Application Developer
Role details
Job location
Tech stack
Job description
NExScI at Caltech/IPAC has an opening for an AI Application Developer to lead the development, production deployment, and scaling of TAPchat - an AI-powered conversational interface that helps astronomers query and explore data from NASA's astronomical archives. Beyond TAPchat, this role will identify and develop new applications for AI and large language models across IPAC's data archives and scientific workflows. Come be a part of the team that is helping astronomers and data scientists all over the world access and explore astronomy data!
TAPchat uses large language models to translate natural-language questions into database queries, data analysis, and visualizations. The application is a working prototype built with Python/FastAPI and JavaScript that supports multiple LLM providers (Anthropic Claude, OpenAI, Google Gemini, and local models via Ollama), authenticates users via OAuth2, and runs in Docker with PostgreSQL. You will take ownership of this codebase, harden it for production use, and scale it to serve a growing community of researchers.
This role will work within a vibrant team of scientists and developers at the NASA Exoplanet Science Institute (NExScI). As a part of IPAC, NExScI (nexsci.caltech.edu) provides archive services, community support, science operations, and analysis tools related to the discovery and characterization of planets beyond our solar system (exoplanets) using data from observatories in space and on the ground. IPAC also hosts several other NASA and Caltech data archives, and this position will have the opportunity to bring AI-driven tools and approaches to those projects as well.

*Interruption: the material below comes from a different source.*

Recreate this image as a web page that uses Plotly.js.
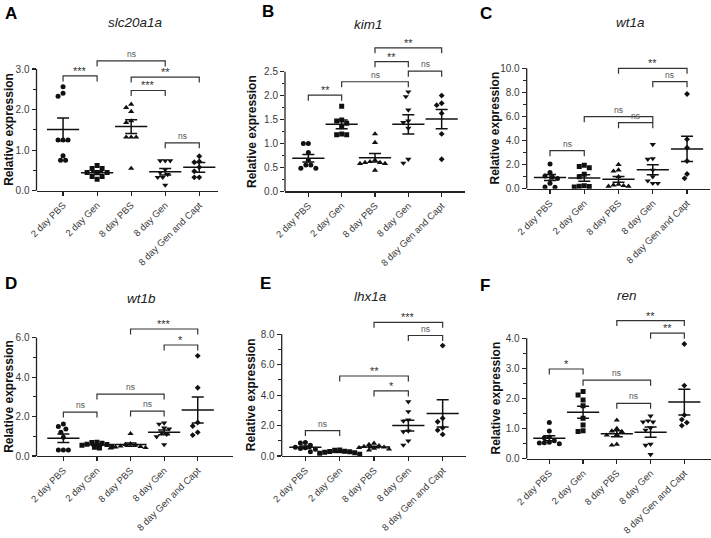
<!DOCTYPE html>
<html><head><meta charset="utf-8">
<script src="https://cdn.plot.ly/plotly-3.0.1.min.js"></script>
<style>html,body{margin:0;padding:0;background:#fff}#chart{width:711px;height:538px}</style>
</head><body><div id="chart"></div>
<script>
// ---------- data ----------
const categories = ['2 day PBS', '2 day Gen', '8 day PBS', '8 day Gen', '8 day Gen and Capt'];

// A: slc20a1a
const slc20a1a = [
  [2.56, 2.40, 2.33, 1.25, 1.25, 1.25, 0.86, 0.75, 0.75],
  [0.62, 0.55, 0.55, 0.45, 0.45, 0.45, 0.35, 0.35, 0.28],
  [2.13, 2.05, 1.95, 1.72, 1.68, 1.32, 1.32, 1.32, 0.55],
  [0.74, 0.74, 0.74, 0.52, 0.45, 0.40, 0.33, 0.33, 0.14],
  [0.85, 0.72, 0.70, 0.58, 0.48, 0.33, 0.33]
];
const slc20a1aMean = [1.51, 0.44, 1.58, 0.47, 0.575];
const slc20a1aSem = [0.28, 0.04, 0.17, 0.08, 0.12];
const slc20a1aBrackets = [[0, 1, 2.83, '***'], [1, 3, 3.20, 'ns'], [2, 4, 2.80, '**'], [2, 3, 2.47, '***'], [3, 4, 1.18, 'ns']];

// B: kim1
const kim1 = [
  [1.00, 1.00, 0.81, 0.65, 0.55, 0.55, 0.48, 0.48],
  [1.78, 1.49, 1.47, 1.42, 1.35, 1.20, 1.18, 1.18],
  [1.20, 1.02, 0.65, 0.62, 0.60, 0.60, 0.58, 0.58, 0.44],
  [2.08, 1.98, 1.70, 1.47, 1.44, 1.32, 0.67, 0.59],
  [2.00, 1.84, 1.80, 1.63, 1.20, 0.67]
];
const kim1Mean = [0.69, 1.40, 0.70, 1.40, 1.51];
const kim1Sem = [0.08, 0.09, 0.09, 0.20, 0.20];
const kim1Brackets = [[0, 1, 2.01, '**'], [1, 3, 2.29, 'ns'], [3, 4, 2.51, 'ns'], [2, 3, 2.71, '**'], [2, 4, 3.00, '**']];

// C: wt1a
const wt1a = [
  [2.05, 1.35, 1.05, 0.95, 0.85, 0.45, 0.15, 0.12],
  [1.95, 1.85, 1.75, 1.20, 1.00, 0.25, 0.20, 0.18, 0.15],
  [2.00, 1.55, 1.45, 1.00, 0.35, 0.30, 0.25, 0.20, 0.20],
  [3.68, 2.50, 2.45, 1.55, 1.00, 0.65, 0.45, 0.45],
  [7.87, 4.10, 3.40, 2.30, 1.22, 0.86]
];
const wt1aMean = [0.93, 0.88, 0.78, 1.57, 3.30];
const wt1aSem = [0.25, 0.27, 0.24, 0.42, 1.05];
const wt1aBrackets = [[0, 1, 3.16, 'ns'], [2, 3, 5.48, 'ns'], [1, 3, 5.98, 'ns'], [3, 4, 8.89, 'ns'], [2, 4, 10.0, '**']];

// D: wt1b
const wt1b = [
  [1.62, 1.50, 1.37, 1.20, 0.95, 0.30, 0.30, 0.30],
  [0.70, 0.68, 0.65, 0.60, 0.58, 0.55, 0.50, 0.45, 0.40],
  [1.13, 0.62, 0.58, 0.55, 0.50, 0.48, 0.45, 0.42, 0.40],
  [1.68, 1.62, 1.42, 1.38, 1.18, 1.10, 0.98, 0.58],
  [5.08, 3.46, 1.70, 1.52, 1.20, 1.06]
];
const wt1bMean = [0.90, 0.57, 0.58, 1.20, 2.33];
const wt1bSem = [0.22, 0.04, 0.08, 0.12, 0.66];
const wt1bBrackets = [[0, 1, 2.23, 'ns'], [2, 3, 2.28, 'ns'], [1, 3, 3.14, 'ns'], [3, 4, 5.63, '*'], [2, 4, 6.44, '***']];

// E: lhx1a
const lhx1a = [
  [0.88, 0.85, 0.70, 0.58, 0.55, 0.50, 0.45, 0.28],
  [0.40, 0.38, 0.32, 0.30, 0.28, 0.25, 0.22, 0.18, 0.12],
  [0.83, 0.75, 0.68, 0.62, 0.58, 0.55, 0.50, 0.45, 0.38],
  [3.57, 2.92, 2.37, 2.30, 1.65, 1.60, 1.00, 0.72],
  [7.26, 2.48, 2.25, 1.85, 1.70, 1.42]
];
const lhx1aMean = [0.57, 0.27, 0.59, 2.00, 2.80];
const lhx1aSem = [0.08, 0.04, 0.05, 0.35, 0.90];
const lhx1aBrackets = [[0, 1, 1.67, 'ns'], [2, 3, 4.28, '*'], [1, 3, 5.26, '**'], [3, 4, 7.92, 'ns'], [2, 4, 8.79, '***']];

// F: ren
const ren = [
  [1.20, 0.92, 0.72, 0.70, 0.60, 0.55, 0.53, 0.52, 0.50],
  [2.23, 2.12, 1.95, 1.76, 1.34, 1.12, 0.93, 0.90],
  [1.28, 1.00, 0.92, 0.90, 0.80, 0.78, 0.48, 0.45],
  [1.42, 1.26, 1.22, 1.22, 1.02, 0.95, 0.48, 0.45, 0.14],
  [3.81, 2.43, 1.45, 1.30, 1.20, 1.10]
];
const renMean = [0.68, 1.54, 0.83, 0.88, 1.88];
const renSem = [0.08, 0.20, 0.10, 0.17, 0.43];
const renBrackets = [[0, 1, 2.98, '*'], [1, 3, 2.61, 'ns'], [2, 3, 1.84, 'ns'], [3, 4, 4.17, '**'], [2, 4, 4.59, '**']];

// tick values / labels
const ticksA = [0, 1, 2, 3], minorA = [0.5, 1.5, 2.5];
const ticksB = [0, 0.5, 1, 1.5, 2, 2.5], minorB = [0.25, 0.75, 1.25, 1.75, 2.25];
const ticksC = [0, 2, 4, 6, 8, 10], minorC = [1, 3, 5, 7, 9];
const ticksD = [0, 2, 4, 6], minorD = [1, 3, 5];
const ticksE = [0, 2, 4, 6, 8], minorE = [1, 3, 5, 7];
const ticksF = [0, 1, 2, 3, 4], minorF = [0.5, 1.5, 2.5, 3.5];

// ---------- layout geometry (pixels) ----------
const W = 711, H = 538;
const FONT = 'Liberation Sans, Arial, sans-serif';
const panels = [
  {letter: 'A', gene: 'slc20a1a', g: slc20a1a, m: slc20a1aMean, s: slc20a1aSem, b: slc20a1aBrackets, tv: ticksA, mv: minorA,
   L: 36.5, R: 218, y0: 190.7, yTopPx: 69, yMax: 3, T: 30, xmin: -0.78, xmax: 4.55, ytx: 9, tx: 135, ty: 23, lx: 3, ly: 14},
  {letter: 'B', gene: 'kim1', g: kim1, m: kim1Mean, s: kim1Sem, b: kim1Brackets, tv: ticksB, mv: minorB,
   L: 285, R: 465, y0: 191.3, yTopPx: 71.7, yMax: 2.5, T: 30, xmin: -0.70, xmax: 4.70, ytx: 251.5, tx: 368.5, ty: 25, lx: 260, ly: 12},
  {letter: 'C', gene: 'wt1a', g: wt1a, m: wt1aMean, s: wt1aSem, b: wt1aBrackets, tv: ticksC, mv: minorC,
   L: 526.7, R: 710, y0: 188.7, yTopPx: 68.3, yMax: 10, T: 30, xmin: -0.68, xmax: 4.67, ytx: 495, tx: 630, ty: 23, lx: 478, ly: 13},
  {letter: 'D', gene: 'wt1b', g: wt1b, m: wt1bMean, s: wt1bSem, b: wt1bBrackets, tv: ticksD, mv: minorD,
   L: 36.5, R: 233, y0: 456, yTopPx: 337.7, yMax: 6, T: 305, xmin: -0.80, xmax: 5.05, ytx: 9, tx: 141.5, ty: 298, lx: 3, ly: 284},
  {letter: 'E', gene: 'lhx1a', g: lhx1a, m: lhx1aMean, s: lhx1aSem, b: lhx1aBrackets, tv: ticksE, mv: minorE,
   L: 281.7, R: 466, y0: 456, yTopPx: 334.3, yMax: 8, T: 305, xmin: -0.69, xmax: 4.68, ytx: 251, tx: 370, ty: 296, lx: 258, ly: 284},
  {letter: 'F', gene: 'ren', g: ren, m: renMean, s: renSem, b: renBrackets, tv: ticksF, mv: minorF,
   L: 526.7, R: 711, y0: 458.7, yTopPx: 338.3, yMax: 4, T: 305, xmin: -0.67, xmax: 4.79, ytx: 495, tx: 627, ty: 295, lx: 478, ly: 285}
];
const symbols = ['circle', 'square', 'triangle-up', 'triangle-down', 'diamond'];
const symSizes = [5, 5, 5.5, 5.5, 4.5];
const INK = '#111';

function swarm(vals, pxY, pxX) {
  const step = 5, dmin = 5;
  const order = vals.map((v, i) => i).sort((a, b) => vals[b] - vals[a]);
  const cands = [0];
  for (let k = 1; k < 16; k++) { cands.push(-k * step / 2, k * step / 2); }
  const placed = [], off = new Array(vals.length).fill(0);
  for (const i of order) {
    const py = vals[i] * pxY;
    for (const c of cands) {
      if (placed.every(p => Math.hypot(p[0] - c, p[1] - py) >= dmin)) {
        placed.push([c, py]); off[i] = c / pxX; break;
      }
    }
  }
  return off;
}

const data = [], shapes = [], annotations = [];
const layout = {
  width: W, height: H, margin: {l: 0, r: 0, t: 0, b: 0},
  paper_bgcolor: '#fff', plot_bgcolor: 'rgba(0,0,0,0)', showlegend: false,
  font: {family: FONT, color: '#333'}
};

panels.forEach((p, k) => {
  const n = k === 0 ? '' : String(k + 1);
  const xa = 'x' + n, ya = 'y' + n;
  const pxY = (p.y0 - p.yTopPx) / p.yMax;
  const pxX = (p.R - p.L) / (p.xmax - p.xmin);
  const yTopVal = (p.y0 - p.T) / pxY;

  layout['xaxis' + n] = {
    domain: [p.L / W, p.R / W], anchor: ya, range: [p.xmin, p.xmax],
    showgrid: false, zeroline: false, showline: true, linecolor: '#222', linewidth: 1.3,
    ticks: 'outside', ticklen: 4, tickwidth: 1.2, tickcolor: '#222',
    tickmode: 'array', tickvals: categories.map((c, i) => i), ticktext: categories,
    tickangle: -45, tickfont: {family: FONT, size: 9.5, color: '#3a3a3a'}
  };
  layout['yaxis' + n] = {
    domain: [(H - p.y0) / H, (H - p.T) / H], anchor: xa, range: [0, yTopVal],
    showgrid: false, zeroline: false, showline: false,
    ticks: 'outside', ticklen: 4, tickwidth: 1.2, tickcolor: '#222',
    tickmode: 'array', tickvals: p.tv, tickformat: '.1f',
    tickfont: {family: FONT, size: 10, color: '#3a3a3a'},
    minor: {tickvals: p.mv, ticks: 'outside', ticklen: 2.5, tickwidth: 1, tickcolor: '#222'}
  };
  // y axis line up to the top tick
  shapes.push({type: 'line', xref: xa + ' domain', yref: ya, x0: 0, x1: 0, y0: 0, y1: p.yMax,
    line: {color: '#222', width: 1.3}});

  // points
  p.g.forEach((vals, gi) => {
    const off = swarm(vals, pxY, pxX);
    data.push({
      type: 'scatter', mode: 'markers', xaxis: xa, yaxis: ya,
      x: vals.map((v, i) => gi + off[i]), y: vals,
      marker: {symbol: symbols[gi], size: symSizes[gi], color: INK, line: {width: 0}},
      hoverinfo: 'skip'
    });
  });
  // mean +- SEM
  data.push({
    type: 'scatter', mode: 'markers', xaxis: xa, yaxis: ya,
    x: p.m.map((v, i) => i), y: p.m,
    marker: {symbol: 'line-ew', size: 23, color: INK, line: {width: 1.5, color: INK}},
    error_y: {type: 'data', array: p.s, visible: true, color: INK, thickness: 1.5, width: 6},
    hoverinfo: 'skip'
  });
  // significance brackets
  const tip = 5.5 / pxY;
  p.b.forEach(([i, j, yv, lab]) => {
    shapes.push({type: 'path', xref: xa, yref: ya,
      path: `M ${i},${yv - tip} L ${i},${yv} L ${j},${yv} L ${j},${yv - tip}`,
      line: {color: '#333', width: 1.2}});
    const isNs = lab === 'ns';
    annotations.push({xref: xa, yref: ya, x: (i + j) / 2, y: yv, text: lab, showarrow: false,
      xanchor: 'center', yanchor: 'bottom', yshift: isNs ? 0 : -3,
      font: {family: FONT, size: isNs ? 8.5 : 11, color: isNs ? '#555' : '#333'}});
  });
  // panel letter
  annotations.push({xref: 'paper', yref: 'paper', x: p.lx / W, y: (H - p.ly) / H, text: '<b>' + p.letter + '</b>',
    showarrow: false, xanchor: 'left', yanchor: 'middle', font: {family: FONT, size: 17, color: '#000'}});
  // gene title
  annotations.push({xref: 'paper', yref: 'paper', x: p.tx / W, y: (H - p.ty) / H, text: '<i>' + p.gene + '</i>',
    showarrow: false, xanchor: 'center', yanchor: 'middle', font: {family: FONT, size: 13.5, color: '#222'}});
  // y axis title
  annotations.push({xref: 'paper', yref: 'paper', x: p.ytx / W, y: (H - (p.y0 + p.yTopPx) / 2) / H,
    text: '<b>Relative expression</b>', textangle: -90, showarrow: false, xanchor: 'center', yanchor: 'middle',
    font: {family: FONT, size: 12, color: '#111'}});
});
layout.shapes = shapes;
layout.annotations = annotations;

Plotly.newPlot('chart', data, layout, {staticPlot: true, displayModeBar: false});
</script></body></html>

Essential Job Duties As an Applications Developer, your primary focus will be leading TAPchat to production, while also exploring AI/LLM applications across IPAC. Key responsibilities:
- Take ownership of an existing Python/FastAPI + JavaScript codebase and bring it from prototype to production-quality service.
- Design and improve the AI agent loop - prompt engineering, tool design, retrieval-augmented generation (RAG) over archive documentation, multi-model support, and evaluation of LLM responses for scientific accuracy.

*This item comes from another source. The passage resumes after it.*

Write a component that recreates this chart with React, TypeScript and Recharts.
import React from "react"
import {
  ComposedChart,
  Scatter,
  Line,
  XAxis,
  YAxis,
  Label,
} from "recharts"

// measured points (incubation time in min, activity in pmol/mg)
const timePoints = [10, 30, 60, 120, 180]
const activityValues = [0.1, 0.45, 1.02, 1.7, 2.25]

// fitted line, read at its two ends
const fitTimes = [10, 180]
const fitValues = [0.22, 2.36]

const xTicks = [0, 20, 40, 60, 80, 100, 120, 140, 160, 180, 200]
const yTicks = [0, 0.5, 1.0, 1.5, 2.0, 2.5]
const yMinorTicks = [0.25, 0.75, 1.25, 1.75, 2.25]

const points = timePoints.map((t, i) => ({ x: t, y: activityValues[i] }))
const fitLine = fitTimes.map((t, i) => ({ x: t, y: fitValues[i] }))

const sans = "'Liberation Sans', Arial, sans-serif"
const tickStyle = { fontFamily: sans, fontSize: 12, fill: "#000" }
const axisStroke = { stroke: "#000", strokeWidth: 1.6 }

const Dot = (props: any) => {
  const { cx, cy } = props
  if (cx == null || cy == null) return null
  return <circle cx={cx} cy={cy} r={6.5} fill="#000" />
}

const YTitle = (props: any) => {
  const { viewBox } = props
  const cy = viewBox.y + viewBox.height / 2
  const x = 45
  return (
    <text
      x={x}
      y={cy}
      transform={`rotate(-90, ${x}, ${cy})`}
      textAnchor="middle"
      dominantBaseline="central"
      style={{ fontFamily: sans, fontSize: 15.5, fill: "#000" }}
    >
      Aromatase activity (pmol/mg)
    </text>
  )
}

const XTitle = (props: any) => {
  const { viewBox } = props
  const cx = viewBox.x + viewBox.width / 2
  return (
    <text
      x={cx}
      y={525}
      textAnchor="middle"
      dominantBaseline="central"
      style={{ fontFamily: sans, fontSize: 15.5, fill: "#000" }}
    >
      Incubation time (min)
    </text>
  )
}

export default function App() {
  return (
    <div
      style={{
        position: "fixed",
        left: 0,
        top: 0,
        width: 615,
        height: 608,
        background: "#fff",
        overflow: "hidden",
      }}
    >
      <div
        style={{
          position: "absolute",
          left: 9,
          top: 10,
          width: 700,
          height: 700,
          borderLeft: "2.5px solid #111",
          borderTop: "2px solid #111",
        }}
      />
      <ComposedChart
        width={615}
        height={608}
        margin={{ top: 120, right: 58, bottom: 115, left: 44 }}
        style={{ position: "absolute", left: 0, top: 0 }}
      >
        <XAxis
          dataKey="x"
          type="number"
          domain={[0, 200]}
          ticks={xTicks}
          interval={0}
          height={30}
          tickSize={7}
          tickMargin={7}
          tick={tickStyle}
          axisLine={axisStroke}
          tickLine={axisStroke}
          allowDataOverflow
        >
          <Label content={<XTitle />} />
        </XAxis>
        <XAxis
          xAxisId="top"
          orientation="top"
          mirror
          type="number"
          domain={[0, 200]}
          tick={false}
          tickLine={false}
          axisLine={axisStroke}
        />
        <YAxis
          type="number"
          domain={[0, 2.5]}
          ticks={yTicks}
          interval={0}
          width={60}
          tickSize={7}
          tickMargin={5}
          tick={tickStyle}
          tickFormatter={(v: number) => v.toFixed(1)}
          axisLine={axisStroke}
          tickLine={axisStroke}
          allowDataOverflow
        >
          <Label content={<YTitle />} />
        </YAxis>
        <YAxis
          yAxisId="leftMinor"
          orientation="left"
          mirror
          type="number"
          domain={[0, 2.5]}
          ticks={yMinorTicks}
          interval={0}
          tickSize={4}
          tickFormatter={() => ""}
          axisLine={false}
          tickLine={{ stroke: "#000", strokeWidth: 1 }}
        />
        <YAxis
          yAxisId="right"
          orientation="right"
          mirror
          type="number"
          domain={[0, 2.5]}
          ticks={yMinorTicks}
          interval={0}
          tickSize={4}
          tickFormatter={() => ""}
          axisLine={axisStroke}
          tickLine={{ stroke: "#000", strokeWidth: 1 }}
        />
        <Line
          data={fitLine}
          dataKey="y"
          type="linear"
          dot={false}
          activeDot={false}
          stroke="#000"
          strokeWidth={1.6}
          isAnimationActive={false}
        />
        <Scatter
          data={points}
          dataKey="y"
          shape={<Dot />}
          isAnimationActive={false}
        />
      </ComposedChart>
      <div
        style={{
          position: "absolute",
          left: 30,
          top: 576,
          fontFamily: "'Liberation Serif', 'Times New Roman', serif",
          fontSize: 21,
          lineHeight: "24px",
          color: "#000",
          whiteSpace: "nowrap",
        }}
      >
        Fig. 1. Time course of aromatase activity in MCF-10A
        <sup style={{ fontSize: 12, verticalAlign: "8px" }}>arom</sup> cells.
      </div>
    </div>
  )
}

- Design and implement secure code execution sandboxing to safely run user-initiated data analysis (e.g., subprocess isolation, containers, or task queues).
- Improve test coverage, CI/CD pipelines, and deployment automation.
- Optimize database performance (indexing, connection pooling, query optimization) and implement monitoring, logging, and alerting.
- Scale the application to support a growing user base, including evaluating cloud deployment options and horizontal scaling strategies.
- Implement rate limiting, security hardening, and operational tooling for a public-facing service.
- Collaborate with scientists across IPAC to add new archive integrations, improve the AI agent's tool suite, and enhance data visualization capabilities (e.g., migrating from static plots to interactive visualizations with Bokeh or Plotly).
- Write and maintain deployment documentation, runbooks, and architecture decision records.
- Identify opportunities to apply AI and LLM technologies to other IPAC data archives and scientific workflows - prototyping new tools, evaluating feasibility, and championing adoption.
- Stay current with the rapidly evolving AI/LLM landscape and advise the team on which new capabilities (e.g., multimodal models, retrieval-augmented generation, fine-tuning) are worth adopting.
Requirements
- Bachelor's or equivalent degree in Computer Science, Data Science, Astronomy/Astrophysics, or related field.
- A minimum of 3 years of relevant professional experience.
- Proficiency in Python, including modern web frameworks (FastAPI, Flask, or similar).
- Experience integrating with LLM APIs (Anthropic Claude, OpenAI, Google Gemini, or similar) and an understanding of prompt engineering, retrieval-augmented generation (RAG), and agentic AI patterns.
- Experience developing and deploying web applications, with willingness to work across the stack (backend, database, frontend, infrastructure).
- Strong communication and interpersonal skills.
Preferred Qualifications These additional qualifications may give you a strong start, though we still encourage you to apply even if you don't have all of them:
- Experience with relational databases (PostgreSQL or similar), including schema design and SQL.
- Experience with Docker, containerized deployments, and CI/CD pipelines.
- Familiarity with REST API design and real-time data streaming (SSE or WebSockets).
- Comfort working with JavaScript for frontend development.
- Master's or PhD in Computer Science, Data Science, Astronomy/Astrophysics, or related field.
- Experience building agentic AI applications with tool use, structured outputs, and evaluation frameworks.
- Familiarity with the Python scientific computing ecosystem (pandas, NumPy, SciPy, Astropy, Matplotlib).
- Experience with process sandboxing, security isolation, or task queue systems (Celery, ARQ, Dramatiq).
- Experience with cloud platforms (AWS, GCP) and infrastructure-as-code tools.
- Knowledge of OAuth2/OIDC authentication flows and web application security.
- Experience with Kubernetes or similar container orchestration at scale.
- Background in astronomy, astrophysics, or scientific data systems.
- Experience with interactive data visualization libraries (Bokeh, Plotly, D3.js).